Im Ton lesen sich die Artikel unversöhnlich: Meinungsfreiheit liegt für den Blogger im Widerspruch, im kleinen Wörtchen „aber!“. Manchmal brauche es Mut, um sie zu leben, manchmal mache sie einsam.
„Recht auf Dissens, auf spekulative Irrtümer, auf unbequeme Gedanken“
Der „Dozent für Medienbildung, Digitalisierung und Sozialstrukturwandel“, wie er sich nennt, hat beides am eigenen Leib erfahren – er kämpft auf eigene Faust. Mit „Desinformiere dich!“ hat er die Summe seiner Polemik im Selbstverlag gezogen. Das im April veröffentlichte Buch sei den großen Literaturhäusern „zu heikel“ gewesen, begründet der junge Schirrmacher das gewagte Manöver im Gespräch mit der Berliner Zeitung.
Die rund 150 Seiten Taschenbuch – das Cover mit einem kleinen Seitenhieb auf Nancy Faeser ist Marke Eigenbau, KI sei Dank – legen dar, wie aus dem Ansinnen der modernen Demokratie, sich vor Propaganda zu schützen, eine Art Propaganda zweiter Ordnung geworden ist. „Wenn in der Gegenwart eines gewiß ist, dann, daß wir in einer Epoche leben, in der das Wort Wahrheit allzu leicht als politische Waffe geschwungen wird“, so der Junior. Seine bestechend einfache Antwort: „Wir brauchen das Recht auf Lügen.“ Wenn Wahrheit zum gesellschaftspolitischen Schwitzkasten werde, müsse man eben ihr Gegenteil „das Recht auf Dissens, auf spekulative Irrtümer, auf unbequeme Gedanken“ erkämpfen.
Schirrmacher Junior geht über den Senior hinaus
Mit dem Vorstoß könnte der Junge über den Alten hinausgehen, schreckte dieser doch noch davor zurück, mit seiner Zeitung die publizistischen Fühler nach rechts auszustrecken.

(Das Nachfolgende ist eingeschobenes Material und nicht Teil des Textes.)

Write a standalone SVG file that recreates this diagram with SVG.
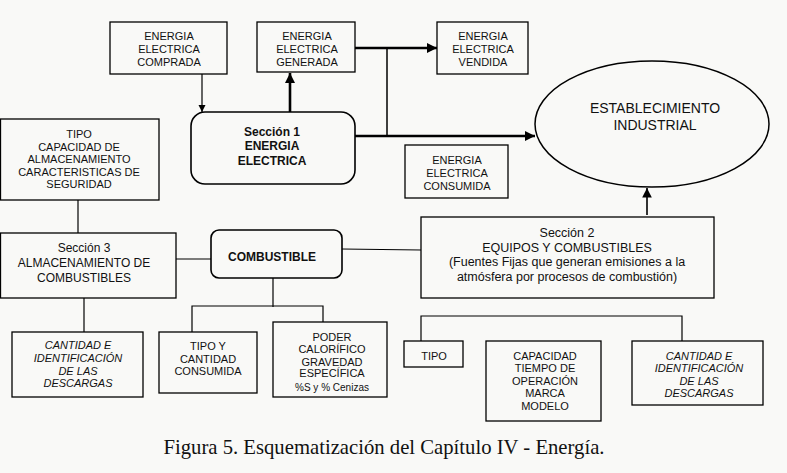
<svg xmlns="http://www.w3.org/2000/svg" width="787" height="473" viewBox="0 0 787 473">
<style>
.bx{fill:none;stroke:#000;stroke-width:1.3}
.t{font-family:"Liberation Sans",Arial,sans-serif;font-size:11px;fill:#111;text-anchor:middle}
.i{font-style:italic}
.b{font-weight:bold;font-size:12px}
.m{font-size:12px}
.ln{fill:none;stroke:#000;stroke-width:1.2}
.th{fill:none;stroke:#000;stroke-width:2.6}
</style>
<defs>
<marker id="ah" viewBox="0 0 10 10" refX="10" refY="5" markerWidth="4" markerHeight="4" orient="auto" markerUnits="strokeWidth"><path d="M0,0 L10,5 L0,10 z" fill="#000"/></marker>
<marker id="ahs" viewBox="0 0 10 10" refX="10" refY="5" markerWidth="6" markerHeight="6" orient="auto" markerUnits="strokeWidth"><path d="M0,0 L10,5 L0,10 z" fill="#000"/></marker>
</defs>
<rect width="787" height="473" fill="#f9f9f7"/>
<g id="connectors">
<path class="ln" d="M202,74 V112" marker-end="url(#ahs)"/>
<path class="th" d="M290,112 V73" marker-end="url(#ah)"/>
<path class="th" d="M355,48 H437" marker-end="url(#ah)"/>
<path class="ln" style="stroke-width:1.5" d="M387,48 V136"/>
<path class="th" d="M355,136 H535" marker-end="url(#ah)"/>
<path class="ln" style="stroke-width:1.6" d="M647,215 V188" marker-end="url(#ahs)"/>
<path class="ln" d="M78,200 V233"/>
<path class="ln" d="M176,259 H211"/>
<path class="ln" d="M342,249 L421,250"/>
<path class="ln" d="M84,298 V332"/>
<path class="ln" d="M273,278 V307"/>
<path class="ln" d="M192,332 V306 H323 V322"/>
<path class="ln" d="M421,341 V316 H682 V341"/>
</g>
<g id="n-comprada"><rect class="bx" x="110" y="22" width="117" height="52"/>
<text class="t"><tspan x="169" y="40">ENERGIA</tspan><tspan x="169" y="53">ELECTRICA</tspan><tspan x="169" y="66">COMPRADA</tspan></text></g>
<g id="n-generada"><rect class="bx" x="257" y="22" width="98" height="50"/>
<text class="t"><tspan x="307" y="40">ENERGIA</tspan><tspan x="307" y="53">ELECTRICA</tspan><tspan x="307" y="66">GENERADA</tspan></text></g>
<g id="n-vendida"><rect class="bx" x="437" y="22" width="91" height="52"/>
<text class="t"><tspan x="483" y="40">ENERGIA</tspan><tspan x="483" y="53">ELECTRICA</tspan><tspan x="483" y="66">VENDIDA</tspan></text></g>
<g id="n-seccion1"><rect class="bx" style="stroke-width:1.6" x="191" y="112" width="164" height="72" rx="14"/>
<text class="t b"><tspan x="272" y="136">Sección 1</tspan><tspan x="272" y="150">ENERGIA</tspan><tspan x="272" y="165">ELECTRICA</tspan></text></g>
<g id="n-consumida"><rect class="bx" x="405" y="145" width="103" height="53"/>
<text class="t"><tspan x="457" y="164">ENERGIA</tspan><tspan x="457" y="177">ELECTRICA</tspan><tspan x="457" y="190">CONSUMIDA</tspan></text></g>
<g id="n-establecimiento"><ellipse class="bx" style="stroke-width:1.5" cx="652" cy="124" rx="117" ry="63"/>
<text class="t" style="font-size:14px"><tspan x="655" y="113">ESTABLECIMIENTO</tspan><tspan x="655" y="130">INDUSTRIAL</tspan></text></g>
<g id="n-tipo-alm"><rect class="bx" x="0.5" y="119" width="158.5" height="81"/>
<text class="t"><tspan x="79" y="138">TIPO</tspan><tspan x="79" y="151">CAPACIDAD DE</tspan><tspan x="79" y="163">ALMACENAMIENTO</tspan><tspan x="79" y="176">CARACTERISTICAS DE</tspan><tspan x="79" y="188">SEGURIDAD</tspan></text></g>
<g id="n-seccion3"><rect class="bx" x="0.5" y="233" width="175.5" height="65"/>
<text class="t m"><tspan x="84" y="252">Sección 3</tspan><tspan x="84" y="267">ALMACENAMIENTO  DE</tspan><tspan x="84" y="282">COMBUSTIBLES</tspan></text></g>
<g id="n-combustible"><rect class="bx" style="stroke-width:1.6" x="211" y="230" width="131" height="48" rx="8"/>
<text class="t b" x="272" y="261">COMBUSTIBLE</text></g>
<g id="n-seccion2"><rect class="bx" x="421" y="217" width="293" height="81"/>
<text class="t" style="font-size:12.5px"><tspan x="567" y="237">Sección 2</tspan><tspan x="567" y="252">EQUIPOS Y COMBUSTIBLES</tspan><tspan x="567" y="266">(Fuentes Fijas que generan emisiones a la</tspan><tspan x="567" y="281">atmósfera por procesos de combustión)</tspan></text></g>
<g id="n-cantidad-left"><rect class="bx" x="12" y="332" width="131" height="65"/>
<text class="t i"><tspan x="78" y="349">CANTIDAD E</tspan><tspan x="78" y="362">IDENTIFICACIÓN</tspan><tspan x="78" y="375">DE LAS</tspan><tspan x="78" y="387">DESCARGAS</tspan></text></g>
<g id="n-tipo-cantidad"><rect class="bx" x="159" y="332" width="98" height="61"/>
<text class="t"><tspan x="208" y="350">TIPO Y</tspan><tspan x="208" y="363">CANTIDAD</tspan><tspan x="208" y="375">CONSUMIDA</tspan></text></g>
<g id="n-poder"><rect class="bx" x="273" y="322" width="114" height="75"/>
<text class="t"><tspan x="332" y="341">PODER</tspan><tspan x="332" y="353">CALORÍFICO</tspan><tspan x="332" y="366">GRAVEDAD</tspan><tspan x="332" y="377">ESPECÍFICA</tspan><tspan x="332" y="391" style="font-size:10px">%S y % Cenizas</tspan></text></g>
<g id="n-tipo"><rect class="bx" x="404" y="341" width="59" height="26"/>
<text class="t" x="434" y="360">TIPO</text></g>
<g id="n-capacidad"><rect class="bx" x="486" y="341" width="115" height="80"/>
<text class="t"><tspan x="545" y="360">CAPACIDAD</tspan><tspan x="545" y="372">TIEMPO DE</tspan><tspan x="545" y="385">OPERACIÓN</tspan><tspan x="545" y="397">MARCA</tspan><tspan x="545" y="410">MODELO</tspan></text></g>
<g id="n-cantidad-right"><rect class="bx" x="632" y="341" width="131" height="64"/>
<text class="t i"><tspan x="699" y="360">CANTIDAD E</tspan><tspan x="699" y="372">IDENTIFICACIÓN</tspan><tspan x="699" y="385">DE LAS</tspan><tspan x="699" y="397">DESCARGAS</tspan></text></g>
<text x="384" y="454" style="font-family:'Liberation Serif','Times New Roman',serif;font-size:20.7px;fill:#111;text-anchor:middle">Figura 5. Esquematización del Capítulo IV - Energía.</text>
</svg>
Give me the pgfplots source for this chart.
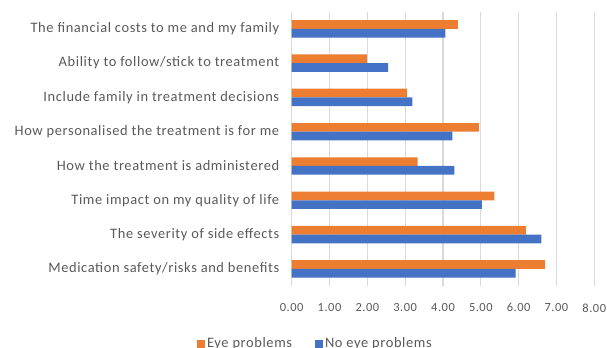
\documentclass[border=0pt]{standalone}
\usepackage{pgfplots}
\pgfplotsset{compat=1.18}
\usepackage{fontspec}
\setmainfont{Carlito}[LetterSpace=4.2]
\definecolor{eyeorange}{HTML}{ED7D31}
\definecolor{noeyeblue}{HTML}{4472C4}
\definecolor{gridgray}{HTML}{D9D9D9}
\definecolor{textgray}{HTML}{595959}

\pgfplotstableread{
idx eye noeye
0 6.70 5.92
1 6.19 6.60
2 5.36 5.03
3 3.33 4.30
4 4.95 4.25
5 3.05 3.19
6 1.99 2.55
7 4.39 4.06
}\ratings

\begin{document}
\begin{tikzpicture}[x=1bp,y=1bp]
\path[use as bounding box] (0,0) rectangle (607,347);
\begin{axis}[
  at={(291.7bp,61bp)}, anchor=south west,
  scale only axis, width=302.6bp, height=274.3bp,
  xbar, bar width=8.7bp,
  xmin=0, xmax=8, xtick={0,1,...,8},
  ymin=-0.5, ymax=7.5,
  ytick={0,...,7},
  yticklabels={Medication safety/risks and benefits,
    The severity of side effects,
    Time impact on my quality of life,
    How the treatment is administered,
    How personalised the treatment is for me,
    Include family in treatment decisions,
    Ability to follow/stick to treatment,
    The financial costs to me and my family},
  /pgf/number format/assume math mode=true,
  xticklabel={\pgfmathprintnumber[fixed,fixed zerofill,precision=2]{\tick}},
  ticklabel style={text=textgray},
  yticklabel style={xshift=-9bp, font=\fontsize{14.5}{17}\selectfont},
  xticklabel style={yshift=-14bp, font=\fontsize{12.5}{15}\selectfont},
  major tick length=0pt,
  xmajorgrids, grid style={gridgray, line width=1.3bp},
  axis line style={draw=none},
  clip=false,
  legend columns=2,
  legend style={draw=none, fill=none, inner sep=0pt, at={(-0.313,-0.181)}, anchor=north west,
    font=\fontsize{14.5}{17}\selectfont, text=textgray,
    /tikz/every even column/.append style={column sep=21bp}},
  legend image code/.code={\fill[#1] (0bp,-4bp) rectangle (8bp,4bp);},
]
\draw[gridgray, line width=1.3bp] (axis cs:0,-0.5) -- (axis cs:0,7.5);
\addplot[fill=eyeorange, draw=none, bar shift=4.35bp] table[x=eye, y=idx] {\ratings};
\addplot[fill=noeyeblue, draw=none, bar shift=-4.35bp] table[x=noeye, y=idx] {\ratings};
\legend{Eye problems, No eye problems}
\end{axis}
\end{tikzpicture}
\end{document}
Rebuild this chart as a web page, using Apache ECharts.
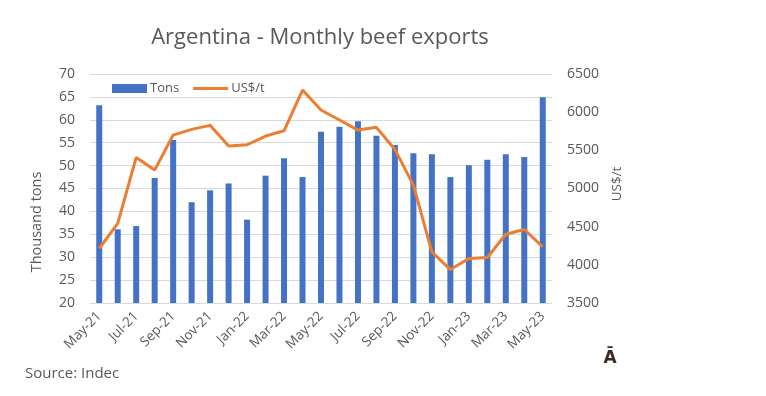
<!DOCTYPE html>
<html><head><meta charset="utf-8">
<script src="https://cdn.jsdelivr.net/npm/echarts@6/dist/echarts.min.js"></script>
<style>html,body{margin:0;padding:0;background:#fff}#c{width:766px;height:396px}</style>
</head><body><div id="c"></div>
<script>
const months = ['May-21','Jun-21','Jul-21','Aug-21','Sep-21','Oct-21','Nov-21','Dec-21','Jan-22','Feb-22','Mar-22','Apr-22','May-22','Jun-22','Jul-22','Aug-22','Sep-22','Oct-22','Nov-22','Dec-22','Jan-23','Feb-23','Mar-23','Apr-23','May-23'];
const tons = [63.2,36.1,36.8,47.3,55.6,42.0,44.6,46.1,38.2,47.8,51.6,47.5,57.4,58.5,59.7,56.5,54.5,52.7,52.5,47.5,50.1,51.3,52.5,51.9,64.9];
const usdPerTon = [4214,4542,5407,5241,5700,5775,5827,5556,5573,5687,5756,6290,6028,5897,5765,5801,5512,5044,4169,3938,4082,4096,4401,4463,4235];
const leftTicks = {min:20,max:70,interval:5};
const rightTicks = {min:3500,max:6500,interval:500};

const font = '"Open Sans", sans-serif';
const grey = '#595959';
const chart = echarts.init(document.getElementById('c'), null, {renderer:'canvas'});
chart.setOption({
  animation:false,
  backgroundColor:'#fff',
  textStyle:{fontFamily:font},
  title:{text:'Argentina - Monthly beef exports',left:315,textAlign:'center',top:22,
    textStyle:{fontFamily:font,fontSize:22,fontWeight:'normal',color:grey}},
  legend:{left:112,top:82,padding:0,itemGap:14,itemWidth:35,itemHeight:9,
    textStyle:{fontFamily:font,fontSize:13,color:grey,padding:[0,0,0,-2]},
    data:[{name:'Tons',icon:'rect'},{name:'US$/t',icon:'path://M0,4 L35,4 L35,7 L0,7 Z'}]},
  grid:{left:90,right:214,top:74,bottom:93},
  xAxis:{type:'category',data:months,
    axisLine:{lineStyle:{color:'#d9d9d9'}},axisTick:{show:false},
    axisLabel:{interval:1,rotate:45,fontSize:13.5,color:grey,fontFamily:font,margin:11}},
  yAxis:[
    {type:'value',min:leftTicks.min,max:leftTicks.max,interval:leftTicks.interval,
     axisLine:{show:false},axisTick:{show:false},
     splitLine:{lineStyle:{color:'#d9d9d9'}},
     axisLabel:{fontSize:14,color:grey,fontFamily:font,margin:15}},
    {type:'value',min:rightTicks.min,max:rightTicks.max,interval:rightTicks.interval,
     axisLine:{show:false},axisTick:{show:false},splitLine:{show:false},
     axisLabel:{fontSize:14,color:grey,fontFamily:font,margin:15,formatter:v=>String(v)}}
  ],
  series:[
    {name:'Tons',type:'bar',data:tons,barWidth:6,itemStyle:{color:'#4472C4'},yAxisIndex:0},
    {name:'US$/t',type:'line',data:usdPerTon,yAxisIndex:1,symbol:'none',
     lineStyle:{color:'#ED7D31',width:3},itemStyle:{color:'#ED7D31'}}
  ],
  graphic:[
    {type:'text',x:37,y:222,rotation:Math.PI/2,
     style:{text:'Thousand tons',font:'14.5px '+font,fill:grey,align:'center',verticalAlign:'middle'}},
    {type:'text',x:617,y:184,rotation:Math.PI/2,
     style:{text:'US$/t',font:'13.5px '+font,fill:grey,align:'center',verticalAlign:'middle'}},
    {type:'text',x:25,y:374,style:{text:'Source: Indec',font:'15px '+font,fill:grey,verticalAlign:'middle'}},
    {type:'text',x:610,y:359,style:{text:'Ā',font:'bold 17px "DejaVu Sans", sans-serif',fill:'#3b2a20',align:'center',verticalAlign:'middle'}}
  ]
});
</script>
</body></html>
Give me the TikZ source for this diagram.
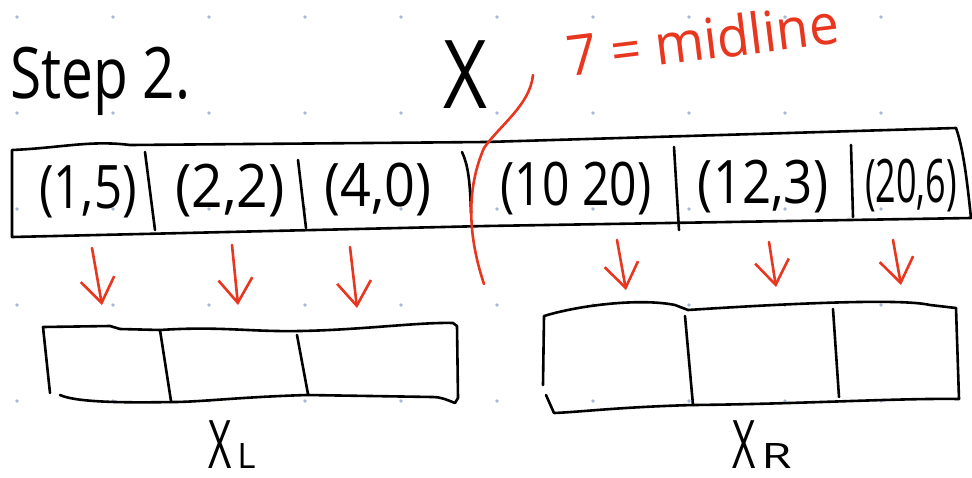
\documentclass[tikz,border=0pt]{standalone}
\usepackage{fontspec}
\setmainfont{Open Sans}
\usetikzlibrary{arrows.meta}
\definecolor{redink}{HTML}{E8361F}
\definecolor{dotc}{HTML}{A7B7D6}
\newcommand{\fsz}[1]{\fontsize{#1}{#1}\selectfont}
\begin{document}
\begin{tikzpicture}[x=1pt,y=-1pt, line cap=round, line join=round,
  stroke/.style={draw=black, line width=2.6pt},
  redstroke/.style={draw=redink, line width=2.6pt},
  redarrow/.style={redstroke, -{Straight Barb[length=24pt,width=34pt]}},
  txt/.style={inner sep=0pt, anchor=base, text=black},
  celltxt/.style={txt},
]
\useasboundingbox (0,0) rectangle (972,477);
\fill[white] (0,0) rectangle (972,477);
% dot grid
\foreach \i in {0,...,9}{\foreach \j in {0,...,4}{\fill[dotc] (17+96*\i,17+96*\j) circle (1.8pt);}}

% titles
\node[txt, anchor=base west] (step) at (10,98) {\fsz{71}\scalebox{0.8}[1]{Step 2.}};
\node[txt] (X) at (465,108) {\fsz{95}\scalebox{0.8}[1]{X}};
\node[txt, text=redink, rotate=7] (mid) at (705,60) {\fsz{56}\scalebox{0.95}[1]{7 = midline}};

% top array outline
\draw[stroke] (12,150) .. controls (60,148) and (90,140) .. (130,145) -- (486,142) -- (956,128)
  .. controls (964,150) and (968,190) .. (971,218) -- (486,226) -- (12,237) -- cycle;
\draw[stroke] (145,152) -- (155,230);
\draw[stroke] (298,160) -- (306,228);
\draw[stroke] (462,152) .. controls (468,165) and (470,180) .. (471,213);
\draw[stroke] (674,147) -- (679,230);
\draw[stroke] (851,145) -- (853,217);

% cell labels
\node[celltxt] (c1) at (88,208) {\fsz{60}\scalebox{0.82}[1]{(1,5)}};
\node[celltxt] (c2) at (230,207) {\fsz{60}\scalebox{0.92}[1]{(2,2)}};
\node[celltxt] (c3) at (378,206) {\fsz{60}\scalebox{0.9}[1]{(4,0)}};
\node[celltxt] (c4) at (576,205) {\fsz{60}\scalebox{0.8}[1]{(10 20)}};
\node[celltxt] (c5) at (763,203) {\fsz{60}\scalebox{0.85}[1]{(12,3)}};
\node[celltxt] (c6) at (911,202) {\fsz{60}\scalebox{0.6}[1]{(20,6)}};

% red midline curve
\coordinate (m1) at (533,75);
\coordinate (m2) at (484,148);
\coordinate (m3) at (484,284);
\draw[redstroke] (m1) .. controls (530,105) and (500,125) .. (m2)
  .. controls (468,185) and (466,230) .. (m3);

% arrows
\coordinate (a1s) at (92,248);  \coordinate (a1e) at (102,305);
\coordinate (a2s) at (232,245); \coordinate (a2e) at (238,305);
\coordinate (a3s) at (350,247); \coordinate (a3e) at (357,308);
\coordinate (a4s) at (617,240); \coordinate (a4e) at (626,290);
\coordinate (a5s) at (769,242); \coordinate (a5e) at (776,287);
\coordinate (a6s) at (893,240); \coordinate (a6e) at (901,285);
\foreach \k in {1,...,6}{\draw[redarrow] (a\k s) -- (a\k e);}

% bottom left box
\draw[stroke] (50,393) -- (43,327) -- (110,326) -- (120,329) -- (160,330)
  .. controls (220,326) and (250,332) .. (300,331) .. controls (360,330) and (420,322) .. (453,323)
  -- (457,326) -- (458,398) -- (455,403) .. controls (445,399) and (440,397) .. (433,397)
  -- (307,395) .. controls (240,397) and (200,402) .. (173,402) .. controls (120,403) and (75,402) .. (60,395);
\draw[stroke] (160,330) -- (171,401);
\draw[stroke] (297,335) -- (308,394);

% bottom right box
\draw[stroke] (543,385) -- (544,316) .. controls (580,305) and (640,298) .. (675,305) -- (688,310)
  .. controls (780,304) and (900,298) .. (930,305) -- (956,308) -- (959,399)
  .. controls (900,398) and (800,404) .. (693,405) .. controls (620,407) and (580,412) .. (554,413) -- (546,395);
\draw[stroke] (685,316) -- (693,405);
\draw[stroke] (833,309) -- (839,397);

% labels
\node[txt, anchor=base west] (XL) at (208,468) {\fsz{67}\scalebox{0.6}[1]{X}\hspace{6pt}\fsz{35}L};
\node[txt, anchor=base west] (XR) at (732,468) {\fsz{67}\scalebox{0.6}[1]{X}\hspace{6pt}\fsz{35}\scalebox{1.4}[1]{R}};
\end{tikzpicture}
\end{document}
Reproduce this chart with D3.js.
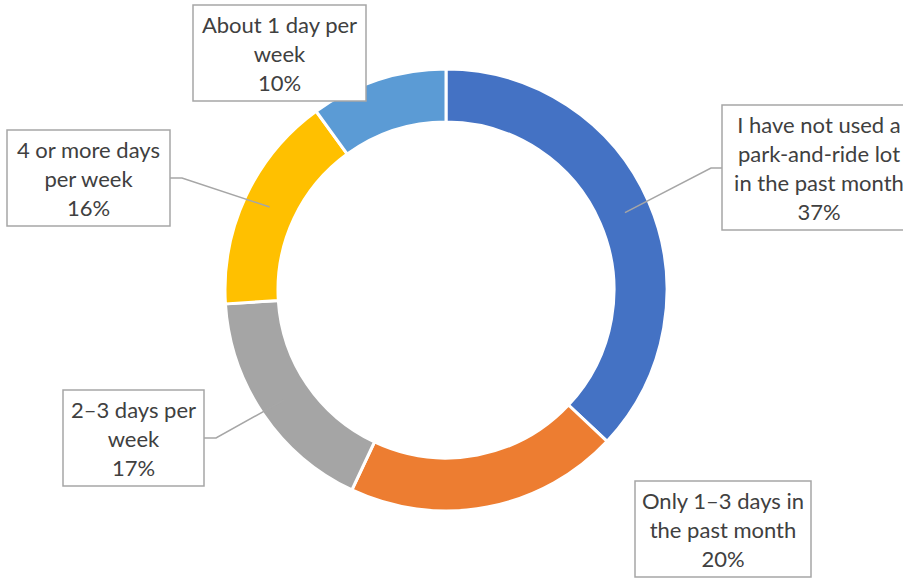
<!DOCTYPE html>
<html>
<head>
<meta charset="utf-8">
<script src="https://cdn.jsdelivr.net/npm/d3@7/dist/d3.min.js"></script>
<style>
html,body{margin:0;padding:0;background:#fff;overflow:hidden;}
svg{display:block;}
</style>
</head>
<body>
<svg id="chart" width="903" height="578"></svg>
<script>
const categories = [
  "I have not used a park-and-ride lot in the past month",
  "Only 1–3 days in the past month",
  "2–3 days per week",
  "4 or more days per week",
  "About 1 day per week"
];
const values = [37, 20, 17, 16, 10];
const labelLines = [
  ["I have not used a", "park-and-ride lot", "in the past month"],
  ["Only 1–3 days in", "the past month"],
  ["2–3 days per", "week"],
  ["4 or more days", "per week"],
  ["About 1 day per", "week"]
];
const colors = ["#4472C4", "#ED7D31", "#A5A5A5", "#FFC000", "#5B9BD5"];

// layout of label boxes (x, y, w) and leader elbows
const boxes = [
  {x: 722, y: 105, w: 194, elbow: [711, 168], from: [722, 168]},
  {x: 635, y: 481, w: 176, elbow: null},
  {x: 63, y: 390, w: 141, elbow: [216, 438], from: [204, 438]},
  {x: 7, y: 130, w: 163, elbow: [182, 178], from: [170, 178]},
  {x: 193, y: 5, w: 173, elbow: null}
];

const svg = d3.select("#chart");
const cx = 446, cy = 290, outerR = 221, innerR = 168;
const g = svg.append("g").attr("transform", `translate(${cx},${cy})`);

const pie = d3.pie().sort(null).value(d => d)(values);
const arc = d3.arc().innerRadius(innerR).outerRadius(outerR);
const midArc = d3.arc().innerRadius(195).outerRadius(195);

g.selectAll("path.slice").data(pie).enter().append("path")
  .attr("class", "slice")
  .attr("d", arc)
  .attr("fill", (d, i) => colors[i])
  .attr("stroke", "#fff")
  .attr("stroke-width", 3);

// leader lines
pie.forEach((d, i) => {
  const b = boxes[i];
  if (!b.elbow) return;
  const c = midArc.centroid(d);
  const pts = [b.from, b.elbow, [c[0] + cx, c[1] + cy]];
  svg.append("polyline")
    .attr("points", pts.map(p => p.join(",")).join(" "))
    .attr("fill", "none")
    .attr("stroke", "#A6A6A6")
    .attr("stroke-width", 1.5);
});

// label boxes
const lineH = 29;
pie.forEach((d, i) => {
  const b = boxes[i];
  const lines = labelLines[i].concat([values[i] + "%"]);
  const h = lines.length * lineH + 9;
  svg.append("rect")
    .attr("x", b.x).attr("y", b.y)
    .attr("width", b.w).attr("height", h)
    .attr("fill", "#fff")
    .attr("stroke", "#A6A6A6")
    .attr("stroke-width", 1.5);
  const t = svg.append("text")
    .attr("text-anchor", "middle")
    .attr("font-family", "Lato, 'Open Sans', sans-serif")
    .attr("font-size", 22)
    .attr("fill", "#404040");
  lines.forEach((ln, k) => {
    t.append("tspan")
      .attr("x", b.x + b.w / 2)
      .attr("y", b.y + 28 + k * lineH)
      .text(ln);
  });
});
</script>
</body>
</html>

Anders der Sohn: „Ich wünsche mir, daß sich der Diskursraum wieder öffnet – in alle Richtungen.“ Nur eine Generation später ist man sich näher als gedacht.
Früher in seiner „jugendlichen Sturm-und Drang-Phase“ habe er oft mit seinem Vater gestritten. Seit dessen Ableben führt er das Gespräch als inneren Dialog weiter, nennt es „eher diskutieren als streiten“. Heute wäre der Senior so besorgt wie der Junior darüber, was in der Welt geschieht, ist sich Jakob Schirrmacher sicher – dann hätte der Vater noch etwas vom Sohn gelernt.